WILLIAM G. POMEROY FOUNDATION 2022

In 1861, suffragist Lizzie Bunnell (Read) (ca. 1832-1909) founded her newspaper, The Mayflower in Peru, Miami County, Indiana. Bunnell was editor and proprietor of the paper, which was “devoted to literature and the elevation of women.” A “Prospectus of The Mayflower” included in the first few issues, noted the intended subject matter of the paper:

“The great question of the enfranchisement of Woman, will be discussed and considered in all its bearings. That woman, as one-half of humanity, has the same natural inalienable rights as man; that Woman as the Mother of the race, has a natural right to the guardianship of her children; that as a co-worker with man in all that is good and ennobling, she has the same right to herself, and her individual sovereignty; that her social equality is as important, her right to her earnings, her choice of occupation as natural and self-evident, and that our social compact should be free from all antagonizing causes, will be earnestly and dispassionately maintained. These and all kindred truths, will be fearlessly and candidly examined in our paper.”

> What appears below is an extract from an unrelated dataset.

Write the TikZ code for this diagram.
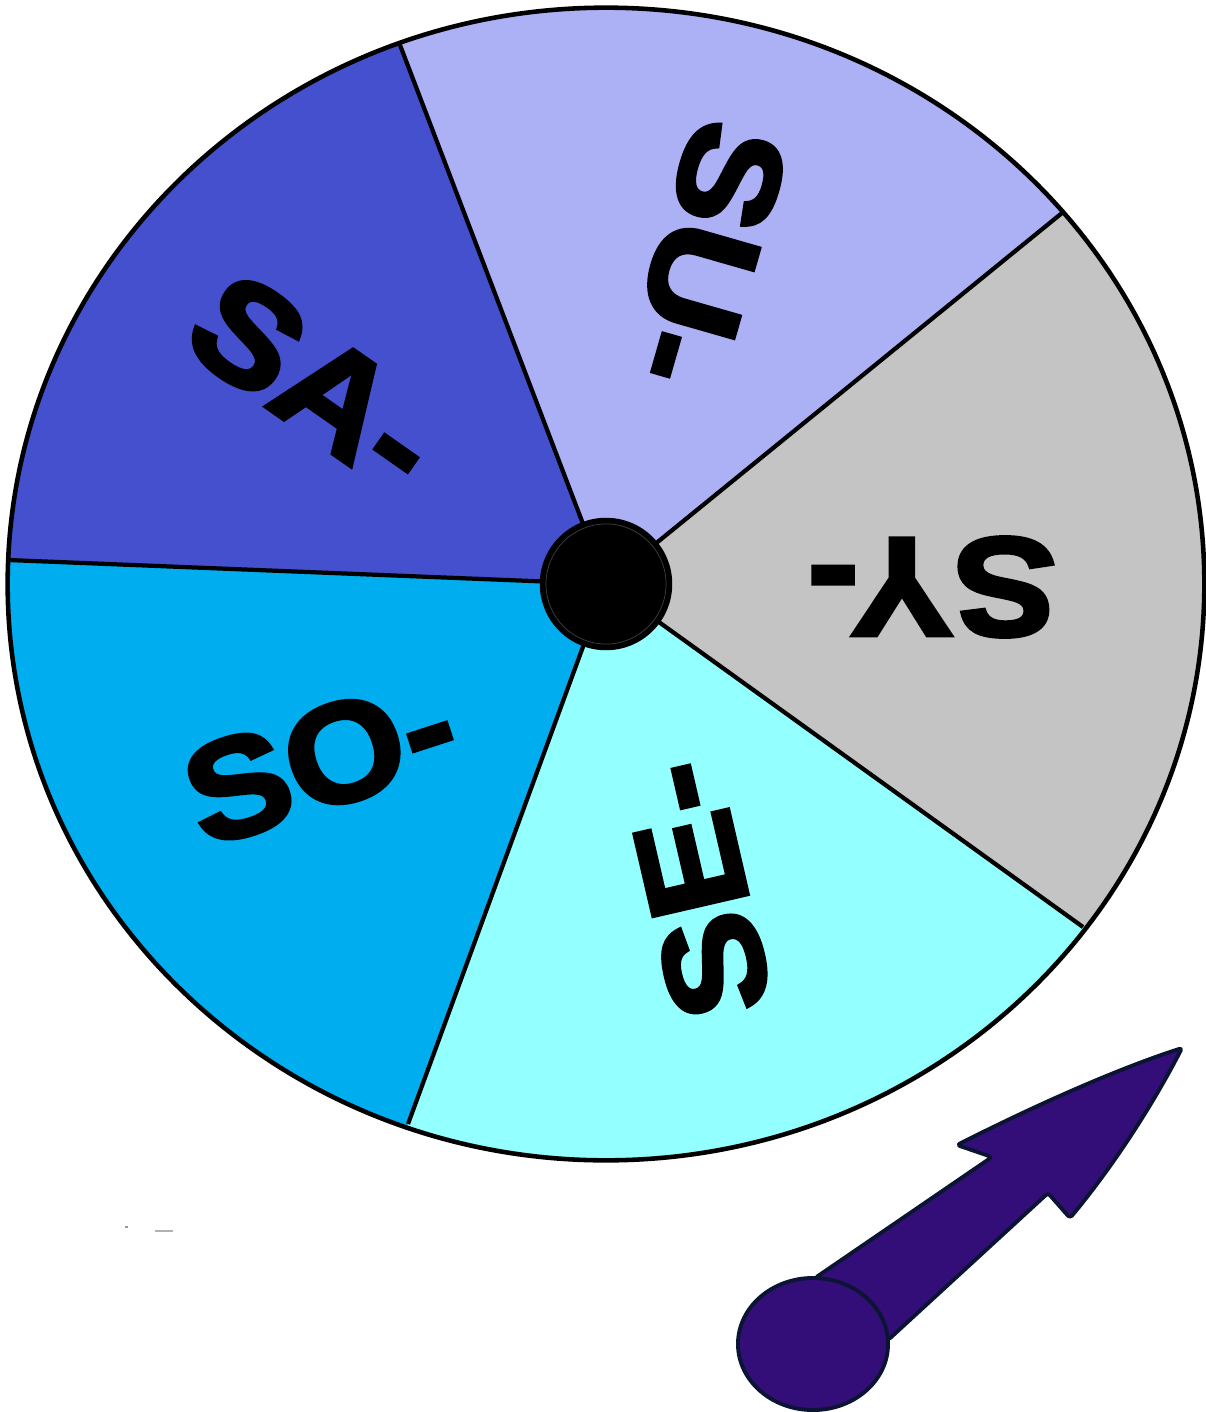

In addition to women’s suffrage and equal rights, the “Prospectus” included the topics of temperance and education as points of discussion to be taken up in the pages of The Mayflower. In 1861, one could subscribe to the semi-monthly paper for one copy at fifty cents a year or eleven copies for five dollars a year.

Her biographical sketch included in the 1893 publication, A Woman of the Century, stated that after her marriage in 1863, Bunnell moved to Des Moines, Iowa where she continued to be involved in journalistic endeavors, serving as an editor and proprietor of the Upper Des Moines, a small regional newspaper, and as a contributor to various other papers. In 1893, she was associate editor of the Iowa publication, The Woman’s Standard, a journal focused on women’s suffrage and temperance.

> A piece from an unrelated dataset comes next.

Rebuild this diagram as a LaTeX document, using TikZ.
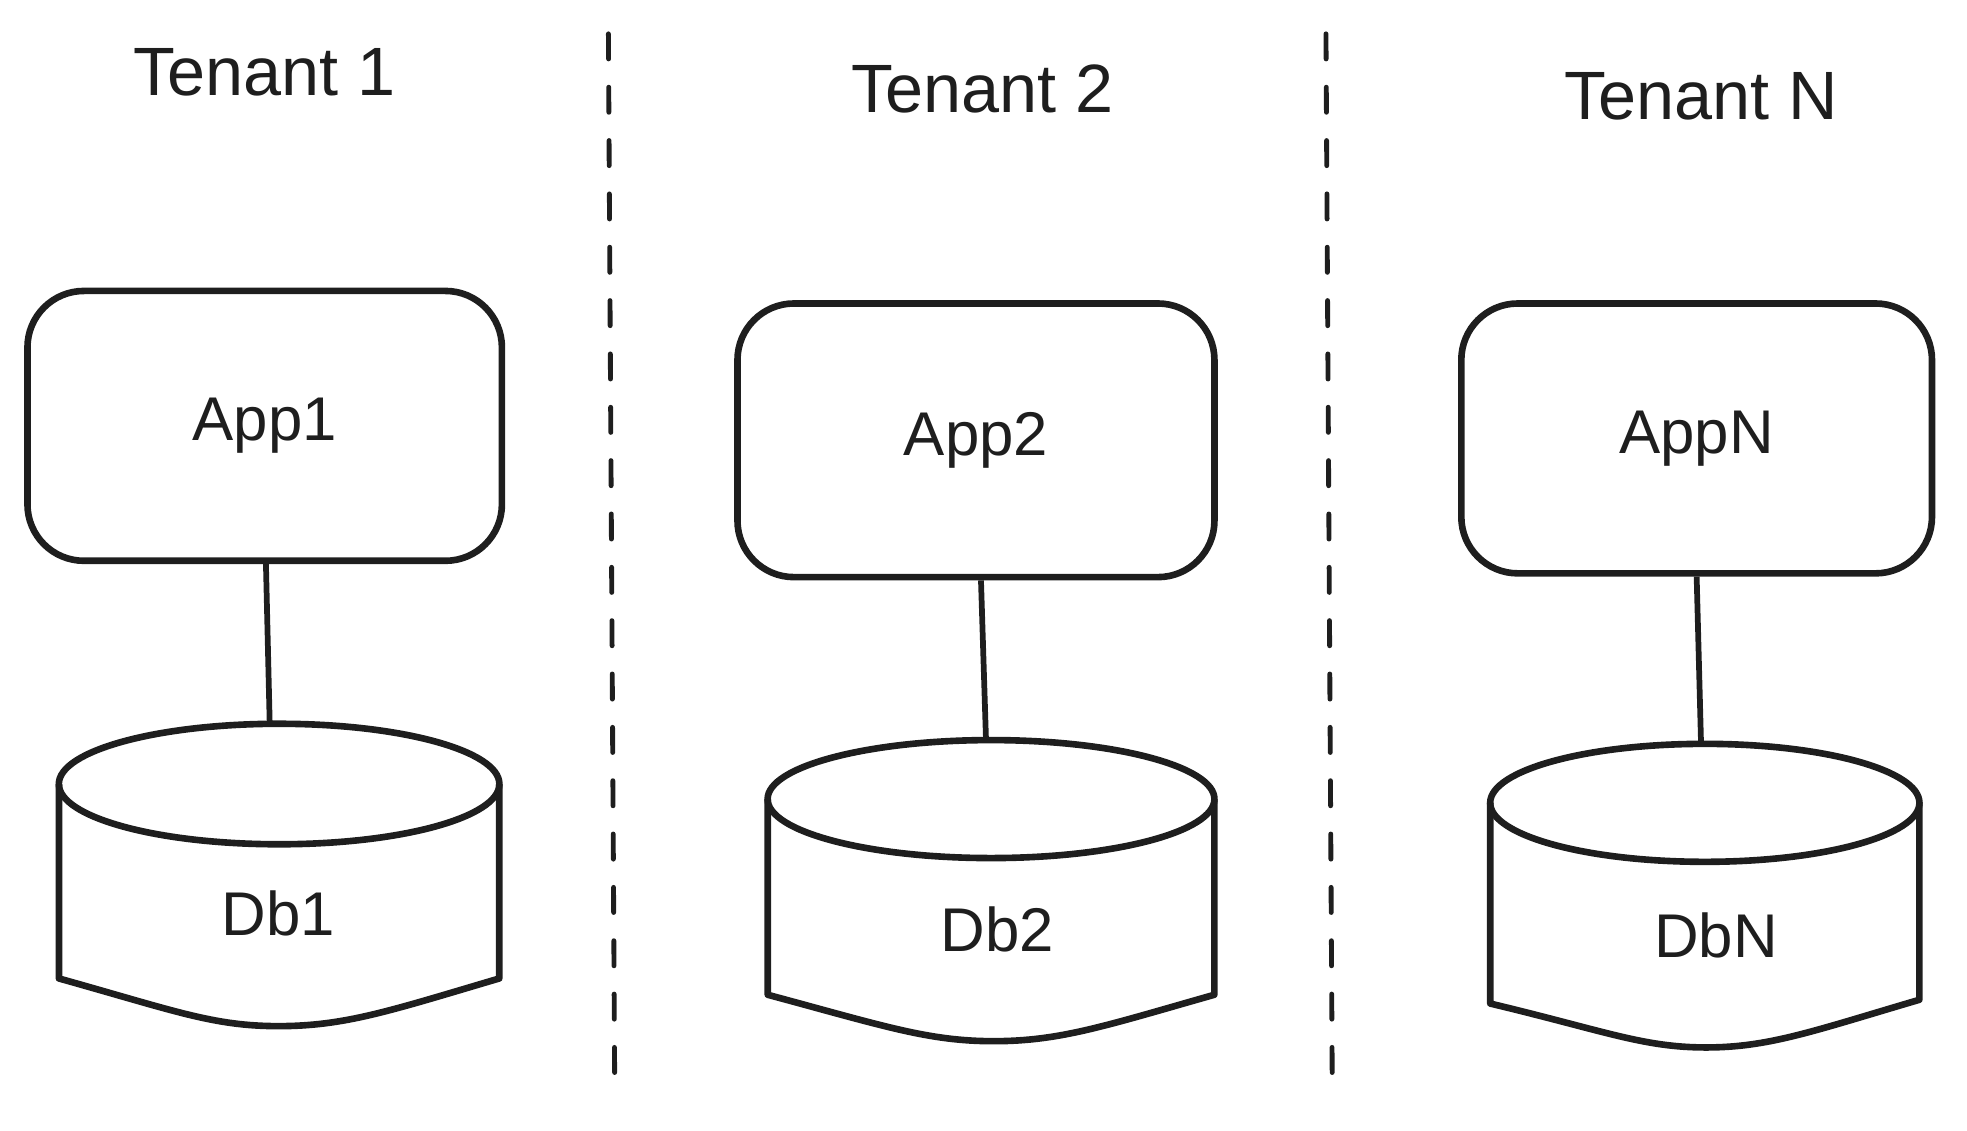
\documentclass[tikz,border=0pt]{standalone}
\usepackage{fontspec}
\setmainfont{Liberation Sans}
\definecolor{ink}{HTML}{1E1E1E}
\begin{document}
\begin{tikzpicture}[x=0.01cm,y=-0.01cm,every node/.style={font=\fontsize{14}{16}\selectfont,text=ink},
  app/.style={draw=ink,line width=1.5pt,rounded corners=0.45cm},
  db/.style={draw=ink,line width=1.5pt,line join=round},
  link/.style={draw=ink,line width=1.3pt},
  title/.style={font=\fontsize{15.5}{18}\selectfont},
  sep/.style={draw=ink,line width=1.1pt,line cap=round,dash pattern=on 0.2cm off 0.225cm}]

\useasboundingbox (0,0) rectangle (1568,901.6);

\draw[sep] (485,27)--(490,862);
\draw[sep] (1057,27)--(1062,862);

\node[title] (t1) at (211,58) {Tenant 1};
\node[title] (t2) at (783,71) {Tenant 2};
\node[title] (tn) at (1356,77) {Tenant N};

\node[app,minimum width=3.78cm,minimum height=2.15cm] (app1) at (211,339.5) {App1};
\node[app,minimum width=3.80cm,minimum height=2.18cm] (app2) at (778,351) {App2};
\node[app,minimum width=3.75cm,minimum height=2.15cm] (appn) at (1352.5,349.5) {AppN};

\draw[db] (222.5,625) ellipse [x radius=1.755cm,y radius=0.48cm];
\draw[db] (47,625)--(47,780) .. controls (140,806) and (170,818) .. (222,818) .. controls (275,818) and (310,806) .. (398,780)--(398,625);
\draw[db] (790,637) ellipse [x radius=1.78cm,y radius=0.47cm];
\draw[db] (612,637)--(612,793) .. controls (705,818) and (740,830) .. (792,830) .. controls (845,830) and (880,818) .. (968,793)--(968,637);
\draw[db] (1359,640) ellipse [x radius=1.71cm,y radius=0.47cm];
\draw[db] (1188,640)--(1188,800) .. controls (1280,822) and (1310,835) .. (1360,835) .. controls (1410,835) and (1445,822) .. (1530,797)--(1530,640);

\node (db1) at (222,728) {Db1};
\node (db2) at (795,741) {Db2};
\node (dbn) at (1368,746) {DbN};

\coordinate (db1top) at (215,577);
\coordinate (db2top) at (786,590);
\coordinate (dbntop) at (1356,593);

\draw[link] ([xshift=0.01cm]app1.south)--(db1top);
\draw[link] ([xshift=0.04cm]app2.south)--(db2top);
\draw[link] (appn.south)--(dbntop);

\end{tikzpicture}
\end{document}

On the front page of the May 26, 1909 edition of the Upper Des Moines Republican, a memorial to Bunnell was published a week after her death. Referring to Bunnell as a “pioneer newspaper woman,” it read in part:

“She was an ardent advocate of the ballot for woman at a time when the notion was much more unpopular than it is now. While not apparently a woman of a wide range of sympathies, she was a woman of intellectual vigor and was fearless and aggressive.”

Bunnell is buried in Riverview Cemetery in Algona, Kossuth County, Iowa.